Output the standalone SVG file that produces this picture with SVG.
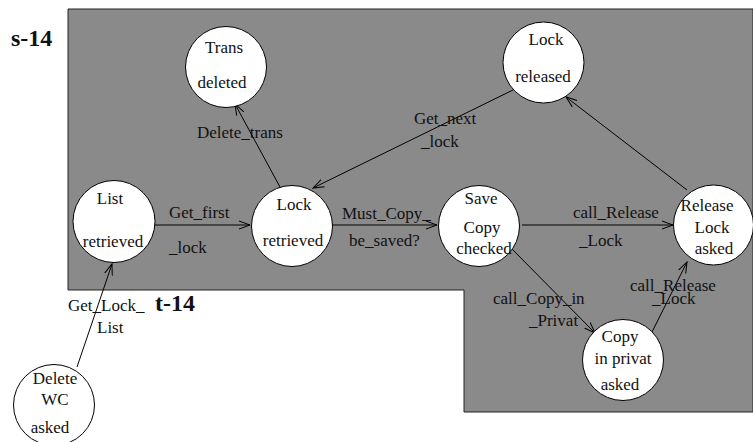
<svg xmlns="http://www.w3.org/2000/svg" width="753" height="442" viewBox="0 0 753 442">
<style>
text{font-family:"Liberation Serif","Times New Roman",serif;font-size:17px;fill:#111}
.n{text-anchor:middle}
.big{font-weight:bold;font-size:24px}
circle{fill:#fff;stroke:#000;stroke-width:1}
.e line{stroke:#000;stroke-width:1;fill:none}
</style>
<defs>
<marker id="ah" markerUnits="userSpaceOnUse" markerWidth="14" markerHeight="12" refX="11" refY="5" orient="auto">
<path d="M0,1 L11,5 L0,9" fill="none" stroke="#000" stroke-width="1"/>
</marker>
</defs>
<polygon points="68,9 753,9 753,412 464,412 464,290 68,290" fill="#8a8a8a" stroke="#222" stroke-width="1"/>
<text class="big" x="11" y="46">s-14</text>
<text class="big" x="155" y="311">t-14</text>
<g class="e" id="connectors">
<line x1="77" y1="367" x2="112" y2="264" marker-end="url(#ah)"/>
<line x1="155" y1="225" x2="250" y2="225" marker-end="url(#ah)"/>
<line x1="280" y1="187" x2="235" y2="104" marker-end="url(#ah)"/>
<line x1="513" y1="90" x2="313" y2="188" marker-end="url(#ah)"/>
<line x1="687" y1="190" x2="566" y2="97" marker-end="url(#ah)"/>
<line x1="332" y1="225" x2="437" y2="225" marker-end="url(#ah)"/>
<line x1="522" y1="225" x2="673" y2="225" marker-end="url(#ah)"/>
<line x1="511" y1="248" x2="595" y2="333" marker-end="url(#ah)"/>
<line x1="652" y1="332" x2="687" y2="262" marker-end="url(#ah)"/>
<text x="68" y="311">Get_Lock_</text>
<text x="97" y="333">List</text>
<text x="169" y="218">Get_first</text>
<text x="169" y="253">_lock</text>
<text x="197" y="138">Delete_trans</text>
<text x="414" y="124">Get_next</text>
<text x="421" y="147">_lock</text>
<text x="342" y="219">Must_Copy_</text>
<text x="349" y="246">be_saved?</text>
<text x="573" y="218">call_Release</text>
<text x="579" y="246">_Lock</text>
<text x="493" y="304">call_Copy_in</text>
<text x="529" y="326">_Privat</text>
<text x="630" y="291">call_Release</text>
<text x="652" y="304">_Lock</text>
</g>
<g id="trans_deleted"><circle cx="226" cy="67" r="40.5"/><text class="n" x="224" y="53">Trans</text><text class="n" x="222" y="88">deleted</text></g>
<g id="lock_released"><circle cx="543.5" cy="62.5" r="40.5"/><text class="n" x="546" y="45">Lock</text><text class="n" x="543" y="82">released</text></g>
<g id="list_retrieved"><circle cx="114" cy="221.5" r="41"/><text class="n" x="110" y="204">List</text><text class="n" x="113" y="247">retrieved</text></g>
<g id="lock_retrieved"><circle cx="292" cy="226" r="40.5"/><text class="n" x="294" y="210">Lock</text><text class="n" x="293" y="246">retrieved</text></g>
<g id="save_copy_checked"><circle cx="479" cy="226" r="40.5"/><text class="n" x="481" y="204">Save</text><text class="n" x="482" y="233">Copy</text><text class="n" x="484" y="254">checked</text></g>
<g id="release_lock_asked"><circle cx="713.5" cy="225" r="40"/><text class="n" x="707" y="211">Release</text><text class="n" x="712" y="233">Lock</text><text class="n" x="714" y="254">asked</text></g>
<g id="copy_in_privat_asked"><circle cx="623" cy="360" r="40.5"/><text class="n" x="620" y="342">Copy</text><text class="n" x="623" y="364">in privat</text><text class="n" x="620" y="390">asked</text></g>
<g id="delete_wc_asked"><circle cx="54" cy="405" r="40.5"/><text class="n" x="55" y="384">Delete</text><text class="n" x="55" y="405">WC</text><text class="n" x="50" y="433">asked</text></g>
</svg>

◆ ◆ ◆ ◆ ◆

Restate the whole listing above exactly, except for its images.

Output the standalone SVG file that produces this picture with SVG.
<svg xmlns="http://www.w3.org/2000/svg" width="753" height="442" viewBox="0 0 753 442">
<style>
text{font-family:"Liberation Serif","Times New Roman",serif;font-size:17px;fill:#111}
.n{text-anchor:middle}
.big{font-weight:bold;font-size:24px}
circle{fill:#fff;stroke:#000;stroke-width:1}
.e line{stroke:#000;stroke-width:1;fill:none}
</style>
<defs>
<marker id="ah" markerUnits="userSpaceOnUse" markerWidth="14" markerHeight="12" refX="11" refY="5" orient="auto">
<path d="M0,1 L11,5 L0,9" fill="none" stroke="#000" stroke-width="1"/>
</marker>
</defs>
<polygon points="68,9 753,9 753,412 464,412 464,290 68,290" fill="#8a8a8a" stroke="#222" stroke-width="1"/>
<text class="big" x="11" y="46">s-14</text>
<text class="big" x="155" y="311">t-14</text>
<g class="e" id="connectors">
<line x1="77" y1="367" x2="112" y2="264" marker-end="url(#ah)"/>
<line x1="155" y1="225" x2="250" y2="225" marker-end="url(#ah)"/>
<line x1="280" y1="187" x2="235" y2="104" marker-end="url(#ah)"/>
<line x1="513" y1="90" x2="313" y2="188" marker-end="url(#ah)"/>
<line x1="687" y1="190" x2="566" y2="97" marker-end="url(#ah)"/>
<line x1="332" y1="225" x2="437" y2="225" marker-end="url(#ah)"/>
<line x1="522" y1="225" x2="673" y2="225" marker-end="url(#ah)"/>
<line x1="511" y1="248" x2="595" y2="333" marker-end="url(#ah)"/>
<line x1="652" y1="332" x2="687" y2="262" marker-end="url(#ah)"/>
<text x="68" y="311">Get_Lock_</text>
<text x="97" y="333">List</text>
<text x="169" y="218">Get_first</text>
<text x="169" y="253">_lock</text>
<text x="197" y="138">Delete_trans</text>
<text x="414" y="124">Get_next</text>
<text x="421" y="147">_lock</text>
<text x="342" y="219">Must_Copy_</text>
<text x="349" y="246">be_saved?</text>
<text x="573" y="218">call_Release</text>
<text x="579" y="246">_Lock</text>
<text x="493" y="304">call_Copy_in</text>
<text x="529" y="326">_Privat</text>
<text x="630" y="291">call_Release</text>
<text x="652" y="304">_Lock</text>
</g>
<g id="trans_deleted"><circle cx="226" cy="67" r="40.5"/><text class="n" x="224" y="53">Trans</text><text class="n" x="222" y="88">deleted</text></g>
<g id="lock_released"><circle cx="543.5" cy="62.5" r="40.5"/><text class="n" x="546" y="45">Lock</text><text class="n" x="543" y="82">released</text></g>
<g id="list_retrieved"><circle cx="114" cy="221.5" r="41"/><text class="n" x="110" y="204">List</text><text class="n" x="113" y="247">retrieved</text></g>
<g id="lock_retrieved"><circle cx="292" cy="226" r="40.5"/><text class="n" x="294" y="210">Lock</text><text class="n" x="293" y="246">retrieved</text></g>
<g id="save_copy_checked"><circle cx="479" cy="226" r="40.5"/><text class="n" x="481" y="204">Save</text><text class="n" x="482" y="233">Copy</text><text class="n" x="484" y="254">checked</text></g>
<g id="release_lock_asked"><circle cx="713.5" cy="225" r="40"/><text class="n" x="707" y="211">Release</text><text class="n" x="712" y="233">Lock</text><text class="n" x="714" y="254">asked</text></g>
<g id="copy_in_privat_asked"><circle cx="623" cy="360" r="40.5"/><text class="n" x="620" y="342">Copy</text><text class="n" x="623" y="364">in privat</text><text class="n" x="620" y="390">asked</text></g>
<g id="delete_wc_asked"><circle cx="54" cy="405" r="40.5"/><text class="n" x="55" y="384">Delete</text><text class="n" x="55" y="405">WC</text><text class="n" x="50" y="433">asked</text></g>
</svg>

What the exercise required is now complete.